Published: 05th March 2018
Why Soly Ahirkar has been bringing mentally affected children to school in rural Maharashtra
Soly Ahirkar has dedicated her life to traversing through dusty, isolated taluks and villages and identifying mentally challenged children and encouraging their families to send them to school
Sixteen years ago, a young Soly Ahirkar's thoughts of becoming a nurse quickly took a turn after she did a special education course that eventually led to her becoming a pioneer in rehabilitating and educating countless children in the dust-ridden villages of Kalameshwar. "When I first took up the course our college was the first to offer it. I had tried my hand at nursing but that didn't work out and I was financially limited from pursuing other options. A cousin mentioned this course and I was not doing anything then," says Soly, who is a pre-vocational trainer and one of the senior-most teachers at Prerana Special School.
Rural woes: Prerana School has only 24 girls
She currently teaches children Pre-Vocation (I), which entails identifying children's skills according to the severity of their retardation and teaching them soft-skills like art, candle and card making, etc. that can later help them earn a living. "Many of these children cannot get normal jobs and most end up staying close to home or just remaining with the family after they finish school," she adds. The pre-vocation course is to both boost their confidence as well as send a message that these kids can have some semblance of normalcy.
Counselling parents is an intrinsic part of her job, and Soly recalls how three of them did the rounds of nearby villages identifying affected children and counselling their parents to let them go to a special school. It takes a lot of convincing, especially in areas where education is still a luxury, she says. "We have had parents who flat out refuse. They believe the child has no hope or future. Yet, there are others who have come to us and requested us to admit their children, after having refused us the first time around," she says. The major concern for parents was that the school would take advantage of their kids' disability.
Getting parents with female children to send them to school was another major area of concern. In a school with 70 kids, only 24 of them are girls. While the school has worked long, hard and successfully to eliminate stigma, there is still a long way to go, she adds. "It is much more difficult to get girls admitted to our school. Parents often tell us that they know we are going to return their girls to them eventually. They prefer that these girls do some chores in the kitchen or stay confined to the house all day long." A large part of the problem is the gender bias, with boys being sent to the special school with much more ease, "Once the family has a girl-child, the goal is to get her married. That's how it works in several rural places," she adds. Many of them are married to normal men from the village and return home after a year because they cannot cope.
Free birds: With their pre-vocation course and annual surveys, the stereotypical notion of mental challenges that has long flourished in these isolated pockets is slowly diminishing.

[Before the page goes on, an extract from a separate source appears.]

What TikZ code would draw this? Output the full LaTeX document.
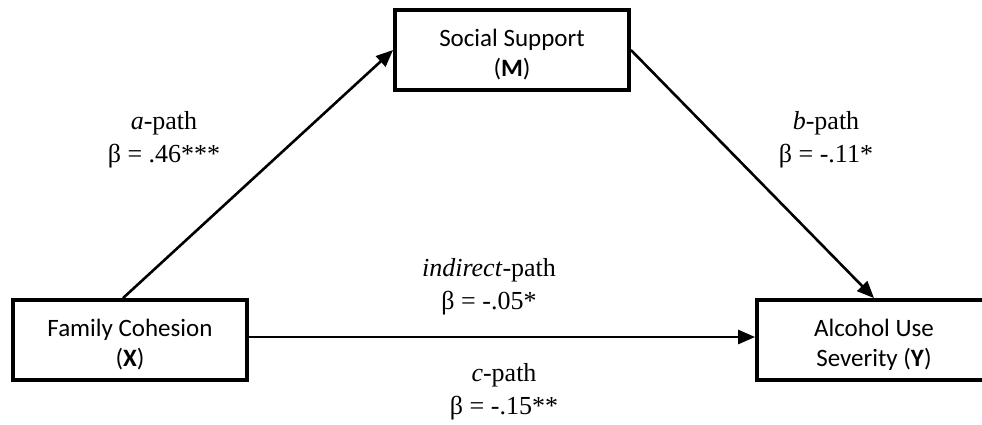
\documentclass[tikz,border=0pt]{standalone}
\usepackage{fontspec}
\setmainfont{Liberation Serif}
\newfontfamily\boxfont{Carlito}
\usepackage{tikz}
\usetikzlibrary{arrows.meta}
\newcommand\boxup{\rule{0pt}{27pt}}

\begin{document}
\begin{tikzpicture}[x=1pt, y=-1pt,
        var/.style={draw, line width=3.8pt, minimum width=234pt, minimum height=80pt,
            align=center, font=\boxfont\fontsize{25}{30}\selectfont},
        coef/.style={align=center, font=\fontsize{26}{33}\selectfont},
        arrow/.style={line width=2.6pt, -{Triangle[length=17pt, width=14pt]}}]
    \useasboundingbox (0,0) rectangle (982,424);
    \node[var] (M) at (512,50) {\boxup Social Support\\(\textbf{M})};
    \node[var] (X) at (130,340) {\boxup Family Cohesion\\(\textbf{X})};
    \node[var] (Y) at (874,340) {\boxup Alcohol Use\\Severity (\textbf{Y})};
    \draw[arrow] ([xshift=-7pt]X.north) -- (M.west);
    \draw[arrow] (M.east) -- (Y.north);
    \draw[arrow] ([yshift=3pt]X.east) -- ([yshift=3pt]Y.west);
    \node[coef] (a) at (164,140) {\textit{a}-path\\β = .46***};
    \node[coef] (b) at (826,140) {\textit{b}-path\\β = -.11*};
    \node[coef] (ind) at (489,287) {\textit{indirect}-path\\β = -.05*};
    \node[coef] (c) at (504,392) {\textit{c}-path\\β = -.15**};
\end{tikzpicture}
\end{document}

"Today we have even the poorest families admitting their kids in our school. Girls are lesser than boys still but it is progress, one that did not seem likely when I first began," says Soly.
The journey has not been easy, and she recalls how people often termed the staff at Prerana as "mad" people. "They teased us and called us crazy for teaching kids who are known in rural areas as Madhimand bacche (mad kids)," she recalls. Did that deter them? "We knew what we had to do and that what we are doing is for the best. We have a job to do and it has resulted in a tremendous change, so let them talk," adds a determined Soly. And it is that determination that has powered her career through these years, "This is my life — to teach these kids and get them out of their homes is what I live for now," says Soly, the unshed tears reflecting in her slightly raspy voice.
Being a woman certainly helps, she adds, remembering how parents find it easier to entrust their kids with a woman onboard. "They often come to us, mothers especially, and their trust in us is tremendous. It helps, I guess as a woman because my maternal instincts count. Today, these kids are as much mine as they are their parents', and that is what my life is about," says a determined yet happy Soly.